Le président de la Fédération des industries mécaniques (FIM), Bruno Grandjean, "ne voit absolument pas de décrochage français" dans l'industrie.

"On est toujours sur une tendance favorable. Elle est peut-être un tout petit peu ralentie par rapport à ce qu'elle était en 2017", dit-il à l'AFP.

La FIM observe "des chiffres de robotique qui montrent de l'investissement fort, beaucoup de biens d'équipement qui sont en croissance élevée et bénéficieront du suramortissement qui servira de relais en 2019", explique-t-il.

Cette "dynamique de croissance se traduit par des difficultés (...) de recrutement", constate M. Granjean. "La reconquête industrielle est d'une grande difficulté, mais la confiance est toujours là", affirme-t-il.

France Stratégie et le cercle de réflexion La Fabrique de l'industrie ont publié vendredi une étude montrant que l'investissement dans les machines et équipements est "un peu plus faible" que dans les pays voisins, ce qui pourrait expliquer "en partie certaines performances décevantes de l'industrie française".

"Le principal problème c'est l'attractivité du site France" pour inciter les entreprises à y "développer des activités productives", explique à l'AFP Louis Gallois, co-président de La Fabrique de l'industrie, président du conseil de surveillance de PSA et ancien patron de la SNCF et d'Airbus.
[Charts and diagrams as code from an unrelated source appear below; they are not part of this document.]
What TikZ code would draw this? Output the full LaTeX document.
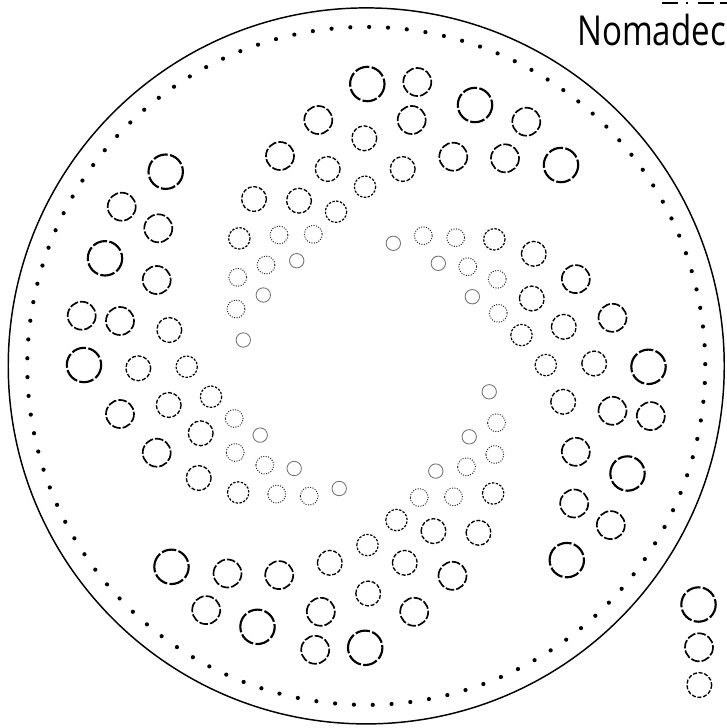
\documentclass[tikz,border=0pt]{standalone}
\usepackage{fontspec}
\setmainfont{Open Sans}

\tikzset{
  holeA/.style={line width=1.6pt, dash pattern=on 11pt off 1.8pt},
  holeB/.style={line width=1.25pt, dash pattern=on 6.5pt off 1.5pt},
  holeC/.style={line width=1pt, dash pattern=on 3pt off 1.3pt},
  holeF/.style={line width=0.9pt, dash pattern=on 1.8pt off 1.1pt},
  holeD/.style={line width=0.75pt, black!85, dash pattern=on 0.75pt off 1.1pt},
  holeE/.style={line width=0.65pt, black!55}
}

% one half of the plate, the other half is the same turned by 180 degrees
\newcommand{\halfplate}{
  \foreach \x/\y in {367.3/84, 475/105, 561/165, 165.7/171.7, 105/258.3, 84/365}
    \draw[holeA] (\x,\y) circle[radius=17.2];
  \foreach \x/\y in {417.3/82, 526.3/121.7, 318.3/120, 411.7/120, 280/156, 453.3/156.7,
                     505/158.3, 121.7/206.7, 158.3/228.3, 156.7/280, 81.7/315.7, 120/321,
                     120/414, 156.7/452.7}
    \draw[holeB] (\x,\y) circle[radius=14];
  \foreach \x/\y in {364.3/138.3, 327.7/169, 402.7/169, 254/199, 299/200.7, 169.3/330,
                     138.3/368.3, 168.7/405, 200.7/433.3, 198.7/478}
    \draw[holeC] (\x,\y) circle[radius=12.4];
  \foreach \x/\y in {365/186.7, 336/211.7, 186.7/366.7, 211/396.7, 239.3/238.3, 494.3/239.3}
    \draw[holeF] (\x,\y) circle[radius=10.7];
  \foreach \x/\y in {279/235, 313.3/234.3, 266/265, 237.7/277.3, 236/309, 423.3/235.7,
                     455.7/237.7, 467.7/266.7, 497.3/279.3, 498.3/313.3}
    \draw[holeD] (\x,\y) circle[radius=8.9];
  \foreach \x/\y in {296.7/260.7, 263.3/295, 243.3/340, 393.3/243.3, 438.3/263.3, 472.3/296.7}
    \draw[holeE] (\x,\y) circle[radius=7.2];
}

\begin{document}
\begin{tikzpicture}[x=0.75pt,y=-0.75pt]
  \useasboundingbox (0,0) rectangle (727,728);
  \coordinate (mid) at (366.25,365.9);

  % rim and the dotted ring
  \draw[line width=1.1pt] (mid) circle[radius=358];
  \foreach \a in {0,...,112}
    \fill[shift={(mid)}] ({\a*3.1858-0.3}:339) circle[radius=2.1];

  % holes
  \halfplate
  \begin{scope}[rotate around={180:(mid)}]
    \halfplate
  \end{scope}

  % legend on the right
  \draw[holeA] (698.5,604.5) circle[radius=17.2];
  \draw[holeB] (699,647.3) circle[radius=14];
  \draw[holeC] (699.3,685) circle[radius=12.4];

  \node[anchor=base west, inner sep=0pt, font=\fontsize{31}{31}\selectfont, xscale=0.8] (brand) at (577,45) {Nomadec};
  \draw[line width=2pt, dash pattern=on 12pt off 6pt on 1.8pt off 7pt on 12.5pt off 4pt] (662,3) -- (727,3);
\end{tikzpicture}
\end{document}
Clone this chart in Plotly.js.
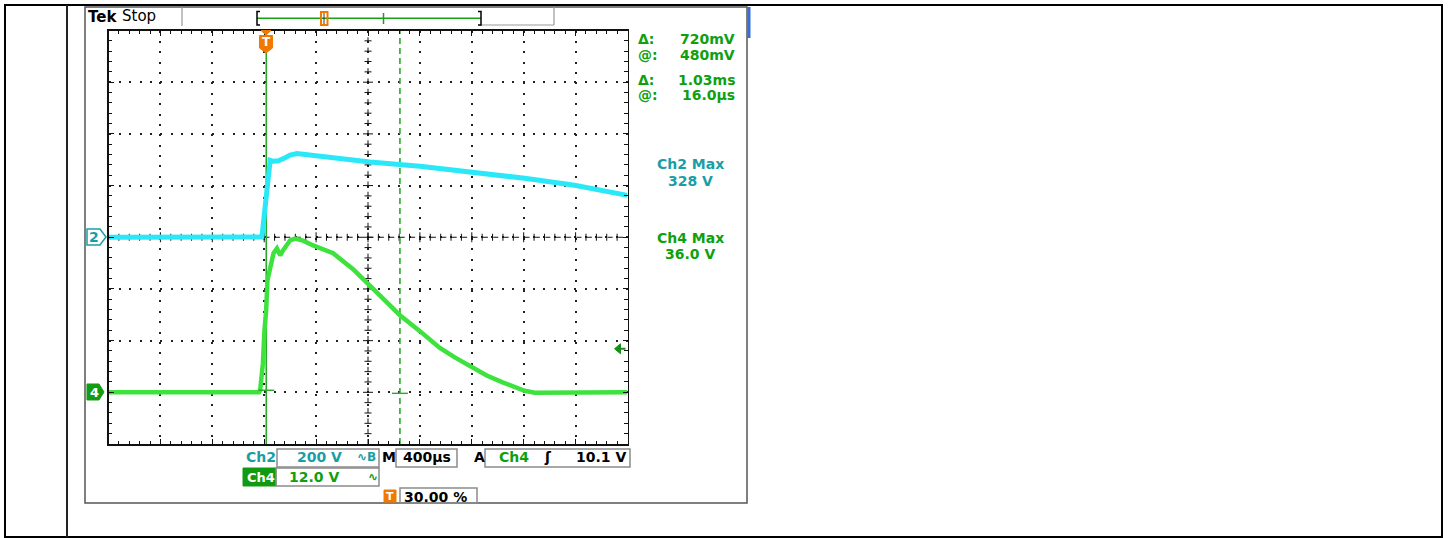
<!DOCTYPE html>
<html>
<head>
<meta charset="utf-8">
<script src="https://cdn.plot.ly/plotly-3.0.1.min.js"></script>
<style>
html,body{margin:0;padding:0;background:#fff;}
#chart{width:1448px;height:538px;}
</style>
</head>
<body>
<div id="chart"></div>
<script>
// Channel 2 (200 V/div, ground at centre), time in microseconds relative to trigger
const ch2Time = [-1200, -18, -8, 2, 12, 21, 31, 38, 46, 72, 110, 162, 200, 252, 377, 508, 636, 815, 1200, 1585, 2008, 2392, 2800];
const ch2Volt = [0, 1, 46, 93, 162, 209, 251, 286, 298, 294, 296, 308, 318, 324, 317, 311, 301, 291, 275, 253, 228, 201, 162];
// Channel 4 (12 V/div, ground 3 div below centre)
const ch4Time = [-1200, -40, -31, -10, 2, 15, 25, 46, 72, 98, 123, 146, 200, 238, 300, 377, 531, 685, 815, 931, 1046, 1200, 1354, 1469, 1585, 1715, 1838, 1931, 2008, 2085, 2800];
const ch4Volt = [0, 0, 0.5, 6.7, 14.4, 19.0, 26.0, 29.1, 32.3, 33.4, 31.8, 33.0, 35.3, 35.7, 35.2, 34.1, 32.3, 28.6, 24.8, 21.4, 17.9, 14.2, 10.3, 8.1, 6.0, 3.9, 2.3, 1.2, 0.35, -0.1, 0];
// Cursor readings
const cursorTimes = [16, 1046];          // µs
const cursorVolts = [0.48, -0.24];       // V on Ch4
const triggerLevel = 10.1;               // V on Ch4
const readouts = [["Δ:", "720mV"], ["@:", "480mV"], ["Δ:", "1.03ms"], ["@:", "16.0µs"]];
const maxLabels = [["Ch2 Max", "328 V"], ["Ch4 Max", "36.0 V"]];
const settings = {ch2: "200 V", ch4: "12.0 V", time: "400µs", trig: "10.1 V", pos: "30.00 %"};

// ---- Geometry helpers (page pixels -> paper) ----
const W = 1448, H = 538;
const X = p => p / W, Y = p => 1 - p / H;
const GL = 108.5, GR = 627.5, GT = 30.5, GB = 444;

const TEAL = '#1a9ea6', GREEN = '#0ea00e', CYAN = '#2ae8f8', TR4 = '#3de23d', CUR = '#2aa82a', ORANGE = '#f07a00';
const FONT = 'DejaVu Sans';

const shapes = [];
function rectPx(x0, y0, x1, y1, line, fill) {
  shapes.push({type: 'rect', xref: 'paper', yref: 'paper', x0: X(x0), x1: X(x1), y0: Y(y1), y1: Y(y0),
    line: line || {color: '#000', width: 1}, fillcolor: fill || 'rgba(0,0,0,0)', layer: 'above'});
}
function linePx(x0, y0, x1, y1, color, width, dash) {
  shapes.push({type: 'line', xref: 'paper', yref: 'paper', x0: X(x0), x1: X(x1), y0: Y(y0), y1: Y(y1),
    line: {color: color, width: width, dash: dash || 'solid'}, layer: 'above'});
}
function pathPx(pts, color, fill, width) {
  const d = pts.map((p, i) => (i ? 'L' : 'M') + X(p[0]).toFixed(5) + ',' + Y(p[1]).toFixed(5)).join(' ') + ' Z';
  shapes.push({type: 'path', xref: 'paper', yref: 'paper', path: d, line: {color: color, width: width || 1}, fillcolor: fill, layer: 'above'});
}

// Table borders
rectPx(5, 5, 1442, 537, {color: '#000', width: 2});
linePx(67, 5, 67, 537, '#222', 2);
// Screenshot frame
rectPx(85, 7, 747, 503, {color: '#555', width: 1.5});
rectPx(747.5, 7, 750.5, 38, {color: 'rgba(0,0,0,0)', width: 0}, '#3a6fd0');
// Status bar
linePx(182, 7, 182, 26, '#999', 1.2);
linePx(480, 25, 554, 25, '#999', 1.2);
linePx(554, 7, 554, 25, '#999', 1.2);
// Record bar
linePx(257, 18.3, 481, 18.3, '#19a019', 1.5);
shapes.push({type: 'path', xref: 'paper', yref: 'paper', path: `M${X(260)},${Y(11.5)} L${X(257)},${Y(11.5)} L${X(257)},${Y(25)} L${X(260)},${Y(25)}`, line: {color: '#000', width: 1.5}, layer: 'above'});
shapes.push({type: 'path', xref: 'paper', yref: 'paper', path: `M${X(478)},${Y(11.5)} L${X(481)},${Y(11.5)} L${X(481)},${Y(25)} L${X(478)},${Y(25)}`, line: {color: '#000', width: 1.5}, layer: 'above'});
rectPx(321, 12, 327.5, 25, {color: ORANGE, width: 2});
linePx(324, 13, 324, 24, '#333', 1);
linePx(383.5, 13, 383.5, 24, '#19a019', 1.5);

// Centre axes with ticks (graticule)
shapes.push({type: 'line', xref: 'x', yref: 'y', x0: -1200, x1: 2800, y0: 0, y1: 0, line: {color: '#111', width: 1, dash: '5px,5.4px'}, layer: 'between'});
shapes.push({type: 'line', xref: 'x', yref: 'y', x0: 800, x1: 800, y0: -800, y1: 800, line: {color: '#111', width: 1, dash: '5px,5.3px'}, layer: 'between'});
for (let k = 1; k < 50; k++) {
  const t = -1200 + k * 80, len = (k % 5 === 0) ? 5 : 3.5;
  shapes.push({type: 'line', xref: 'x', yref: 'y', ysizemode: 'pixel', yanchor: 0, y0: -len, y1: len, x0: t, x1: t, line: {color: '#111', width: 1}, layer: 'between'});
}
for (let j = 1; j < 40; j++) {
  const v = -800 + j * 40, len = (j % 5 === 0) ? 5 : 3.5;
  shapes.push({type: 'line', xref: 'x', yref: 'y', xsizemode: 'pixel', xanchor: 800, x0: -len, x1: len, y0: v, y1: v, line: {color: '#111', width: 1}, layer: 'between'});
}

// Cursors
shapes.push({type: 'line', xref: 'x', yref: 'y', x0: cursorTimes[0], x1: cursorTimes[0], y0: -800, y1: 800, line: {color: CUR, width: 1.6}, layer: 'between'});
shapes.push({type: 'line', xref: 'x', yref: 'y', x0: cursorTimes[1], x1: cursorTimes[1], y0: -800, y1: 800, line: {color: CUR, width: 1.6, dash: '6px,4px'}, layer: 'between'});
cursorTimes.forEach((t, i) => {
  shapes.push({type: 'line', xref: 'x', yref: 'y2', xsizemode: 'pixel', xanchor: t, x0: -8, x1: 8, y0: cursorVolts[i], y1: cursorVolts[i], line: {color: CUR, width: 1.4}, layer: 'above'});
});
// Trigger level arrow (right edge, Ch4 scale)
shapes.push({type: 'path', xref: 'x', yref: 'y2', xsizemode: 'pixel', xanchor: 2800, ysizemode: 'pixel', yanchor: triggerLevel,
  path: 'M-13,0 L-7,5 L-7,-5 Z', line: {color: '#178f17', width: 1}, fillcolor: '#178f17', layer: 'above'});
shapes.push({type: 'line', xref: 'x', yref: 'y2', xsizemode: 'pixel', xanchor: 2800, x0: -8, x1: -2, y0: triggerLevel, y1: triggerLevel,
  line: {color: '#178f17', width: 2}, layer: 'above'});

// Channel markers
pathPx([[87, 229], [100, 229], [106, 237], [100, 245], [87, 245]], TEAL, '#fff', 1.5);
pathPx([[87, 384], [99, 384], [104, 392], [99, 400], [87, 400]], '#139c13', '#139c13', 1);
// Trigger marker
pathPx([[261, 30.5], [271, 30.5], [266, 35]], ORANGE, ORANGE, 1);
pathPx([[259.5, 35.5], [272.5, 35.5], [272.5, 48], [266, 53], [259.5, 48]], ORANGE, ORANGE, 1);

// Bottom status boxes
const BOX = {color: '#8c8c8c', width: 1.5};
rectPx(277, 449, 379, 467, BOX);
rectPx(396, 449, 457, 467, BOX);
rectPx(485, 449, 630, 467, BOX);
rectPx(243, 468, 276, 486, {color: '#109a10', width: 1}, '#109a10');
rectPx(276, 468, 379, 486, BOX);
rectPx(384, 490, 396, 502, {color: ORANGE, width: 1}, ORANGE);
rectPx(400, 488, 477, 503, BOX);

// ---- Annotations ----
const ann = [];
function txt(x, y, s, color, size, xanchor, bold) {
  ann.push({xref: 'paper', yref: 'paper', x: X(x), y: Y(y), text: bold === false ? s : '<b>' + s + '</b>', showarrow: false,
    xanchor: xanchor || 'left', yanchor: 'middle', font: {family: FONT, size: size || 14, color: color}});
}
txt(86, 17, 'Tek', '#000', 15, 'left');
txt(120, 16, 'Stop', '#000', 15, 'left', false);
const ry = [39, 55, 80, 95];
readouts.forEach((r, i) => { txt(636, ry[i], r[0], GREEN, 14, 'left'); txt(737, ry[i], r[1], GREEN, 14, 'right'); });
txt(690, 164, maxLabels[0][0], TEAL, 14, 'center');
txt(690, 181, maxLabels[0][1], TEAL, 14, 'center');
txt(690, 238, maxLabels[1][0], GREEN, 14, 'center');
txt(690, 254, maxLabels[1][1], GREEN, 14, 'center');
txt(94, 237, '2', TEAL, 14, 'center');
txt(94, 392, '4', '#fff', 13, 'center');
txt(266, 42, 'T', '#fff', 12, 'center');
// bottom row 1
txt(244, 457, 'Ch2', TEAL, 14, 'left');
txt(344, 457, settings.ch2, TEAL, 14, 'right');
txt(355, 457, '∿B', TEAL, 12, 'left');
txt(380, 457, 'M', '#000', 14, 'left');
txt(427, 457, settings.time, '#000', 14, 'center');
txt(472, 457, 'A', '#000', 14, 'left');
txt(497, 457, 'Ch4', GREEN, 14, 'left');
txt(548, 457, 'ʃ', '#000', 14, 'center');
txt(628, 457, settings.trig, '#000', 14, 'right');
// bottom row 2
txt(245, 477, 'Ch4', '#fff', 13, 'left');
txt(341, 477, settings.ch4, GREEN, 14, 'right');
txt(366, 477, '∿', GREEN, 12, 'left');
// bottom row 3
txt(390, 496, 'T', '#fff', 11, 'center');
txt(402, 497, settings.pos, '#000', 14, 'left');

// ---- Traces ----
const traces = [
  {x: ch2Time, y: ch2Volt, type: 'scatter', mode: 'lines', yaxis: 'y', line: {color: CYAN, width: 5}, hoverinfo: 'skip'},
  {x: ch4Time, y: ch4Volt, type: 'scatter', mode: 'lines', yaxis: 'y2', line: {color: TR4, width: 4.5}, hoverinfo: 'skip'}
];

const layout = {
  width: W, height: H,
  margin: {l: 0, r: 0, t: 0, b: 0, pad: 0},
  paper_bgcolor: '#fff', plot_bgcolor: 'rgba(0,0,0,0)',
  showlegend: false,
  xaxis: {
    domain: [X(GL), X(GR)], range: [-1200, 2800], tick0: -1200, dtick: 400,
    showgrid: true, gridcolor: '#222', gridwidth: 2, griddash: '2px,8.38px',
    zeroline: false, showline: true, linecolor: '#111', linewidth: 1.5, mirror: 'ticks',
    ticks: 'inside', ticklen: 5, tickcolor: '#111', tickwidth: 1, showticklabels: false,
    minor: {dtick: 80, ticks: 'inside', ticklen: 3.5, tickcolor: '#111', tickwidth: 1, showgrid: false},
    fixedrange: true
  },
  yaxis: {
    domain: [Y(GB), Y(GT)], range: [-800, 800], tick0: -800, dtick: 200,
    showgrid: true, gridcolor: '#222', gridwidth: 2, griddash: '2px,8.35px',
    zeroline: false, showline: true, linecolor: '#111', linewidth: 1.5, mirror: 'ticks',
    ticks: 'inside', ticklen: 5, tickcolor: '#111', tickwidth: 1, showticklabels: false,
    minor: {dtick: 40, ticks: 'inside', ticklen: 3.5, tickcolor: '#111', tickwidth: 1, showgrid: false},
    fixedrange: true
  },
  yaxis2: {
    overlaying: 'y', range: [-12, 84], showgrid: false, zeroline: false, showline: false,
    showticklabels: false, ticks: '', fixedrange: true
  },
  shapes: shapes,
  annotations: ann
};

Plotly.newPlot('chart', traces, layout, {staticPlot: true, displayModeBar: false});
</script>
</body>
</html>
"Objectivement, fabriquer en France est compliqué", renchérit Bruno Grandjean, également PDG du groupe Redex. Pour lui, "le gouvernement n'a pas pris la mesure des choses d'un point de vue de la fiscalité (...) ce qui fait que beaucoup de grosses entreprises ne font plus le choix prioritaire des usines françaises" par rapport à leurs autres sites.